■ **TASK DETAILS**
Return each line containing "picture".

■ **DATA BLOCK**
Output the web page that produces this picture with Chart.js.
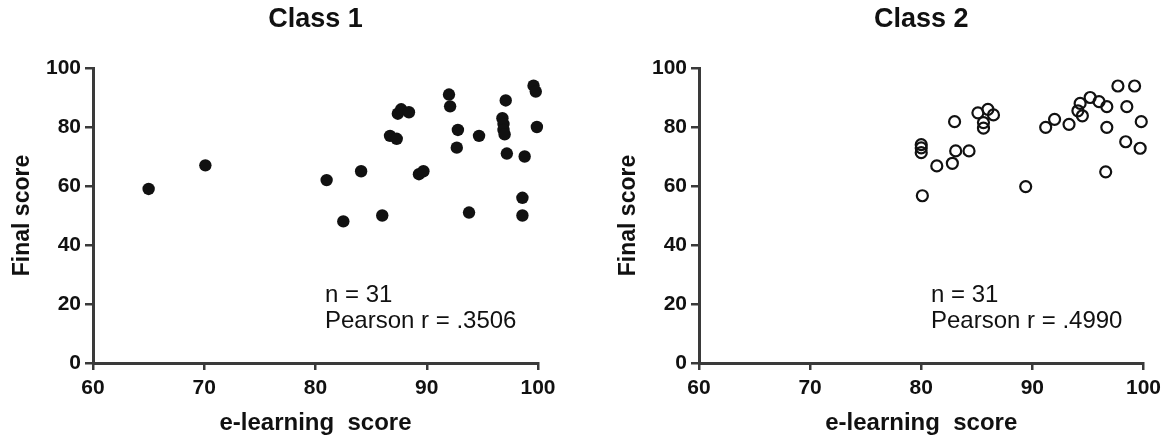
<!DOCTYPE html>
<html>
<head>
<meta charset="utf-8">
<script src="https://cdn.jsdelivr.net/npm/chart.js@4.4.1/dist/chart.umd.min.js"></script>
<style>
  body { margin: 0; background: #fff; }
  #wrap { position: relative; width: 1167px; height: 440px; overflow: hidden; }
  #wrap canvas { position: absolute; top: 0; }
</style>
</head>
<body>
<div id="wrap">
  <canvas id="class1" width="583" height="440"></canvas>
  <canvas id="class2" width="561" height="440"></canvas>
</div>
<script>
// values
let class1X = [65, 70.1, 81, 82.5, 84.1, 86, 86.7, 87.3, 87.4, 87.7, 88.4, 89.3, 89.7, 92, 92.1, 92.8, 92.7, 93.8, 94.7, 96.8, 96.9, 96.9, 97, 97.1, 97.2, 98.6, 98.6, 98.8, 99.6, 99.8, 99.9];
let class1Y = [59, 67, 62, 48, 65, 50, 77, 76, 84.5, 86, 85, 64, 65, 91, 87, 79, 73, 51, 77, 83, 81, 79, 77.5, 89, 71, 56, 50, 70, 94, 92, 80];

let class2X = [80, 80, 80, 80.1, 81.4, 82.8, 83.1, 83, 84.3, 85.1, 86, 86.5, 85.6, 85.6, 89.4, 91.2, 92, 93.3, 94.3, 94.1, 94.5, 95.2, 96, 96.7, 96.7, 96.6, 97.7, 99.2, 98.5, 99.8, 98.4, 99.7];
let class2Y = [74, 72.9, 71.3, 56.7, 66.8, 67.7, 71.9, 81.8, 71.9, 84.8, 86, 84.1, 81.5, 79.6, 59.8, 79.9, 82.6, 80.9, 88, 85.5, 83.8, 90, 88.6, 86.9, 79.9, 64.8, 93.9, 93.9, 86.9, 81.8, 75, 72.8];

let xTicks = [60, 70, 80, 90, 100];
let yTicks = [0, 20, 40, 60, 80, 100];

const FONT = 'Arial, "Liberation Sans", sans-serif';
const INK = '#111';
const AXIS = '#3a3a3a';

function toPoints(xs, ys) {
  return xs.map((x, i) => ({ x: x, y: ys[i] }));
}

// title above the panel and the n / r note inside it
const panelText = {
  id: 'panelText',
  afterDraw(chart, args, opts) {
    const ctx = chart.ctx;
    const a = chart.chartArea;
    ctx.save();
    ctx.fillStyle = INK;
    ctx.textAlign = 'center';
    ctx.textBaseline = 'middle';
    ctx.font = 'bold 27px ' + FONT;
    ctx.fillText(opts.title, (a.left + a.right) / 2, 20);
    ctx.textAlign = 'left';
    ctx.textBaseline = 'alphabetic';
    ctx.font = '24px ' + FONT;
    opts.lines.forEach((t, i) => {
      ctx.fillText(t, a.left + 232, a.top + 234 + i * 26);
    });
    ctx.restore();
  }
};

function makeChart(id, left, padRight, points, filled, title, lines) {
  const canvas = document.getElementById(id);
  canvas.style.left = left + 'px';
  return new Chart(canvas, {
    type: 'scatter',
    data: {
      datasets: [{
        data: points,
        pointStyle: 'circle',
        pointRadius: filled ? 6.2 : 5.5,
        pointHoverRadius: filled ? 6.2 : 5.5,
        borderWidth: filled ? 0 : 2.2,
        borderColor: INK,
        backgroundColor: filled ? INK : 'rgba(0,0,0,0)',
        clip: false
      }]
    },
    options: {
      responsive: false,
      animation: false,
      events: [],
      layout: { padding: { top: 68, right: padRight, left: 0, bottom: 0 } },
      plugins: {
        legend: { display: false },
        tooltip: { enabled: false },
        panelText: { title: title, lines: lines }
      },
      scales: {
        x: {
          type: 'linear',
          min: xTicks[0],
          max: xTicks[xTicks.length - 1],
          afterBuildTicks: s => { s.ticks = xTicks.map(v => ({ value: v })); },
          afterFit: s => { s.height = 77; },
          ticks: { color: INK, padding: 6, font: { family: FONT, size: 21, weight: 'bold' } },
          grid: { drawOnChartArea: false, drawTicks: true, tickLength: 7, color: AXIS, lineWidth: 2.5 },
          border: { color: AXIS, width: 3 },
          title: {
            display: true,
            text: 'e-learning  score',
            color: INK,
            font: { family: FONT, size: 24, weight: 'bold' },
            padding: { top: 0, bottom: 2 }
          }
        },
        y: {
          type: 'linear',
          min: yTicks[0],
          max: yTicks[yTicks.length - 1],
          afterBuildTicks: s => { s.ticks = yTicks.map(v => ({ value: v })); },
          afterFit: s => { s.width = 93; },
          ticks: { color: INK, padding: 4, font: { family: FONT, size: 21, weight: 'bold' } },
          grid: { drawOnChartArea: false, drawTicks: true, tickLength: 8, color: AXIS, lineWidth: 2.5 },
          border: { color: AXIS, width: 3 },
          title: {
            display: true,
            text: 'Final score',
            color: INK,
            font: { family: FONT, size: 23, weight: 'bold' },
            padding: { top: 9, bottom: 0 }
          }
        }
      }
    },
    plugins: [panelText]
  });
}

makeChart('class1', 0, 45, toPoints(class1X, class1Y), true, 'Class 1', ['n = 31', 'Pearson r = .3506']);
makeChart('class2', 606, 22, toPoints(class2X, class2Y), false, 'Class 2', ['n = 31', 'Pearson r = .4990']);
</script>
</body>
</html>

■ **SOLVED EXERCISE**
Output the web page that produces this picture with Chart.js.

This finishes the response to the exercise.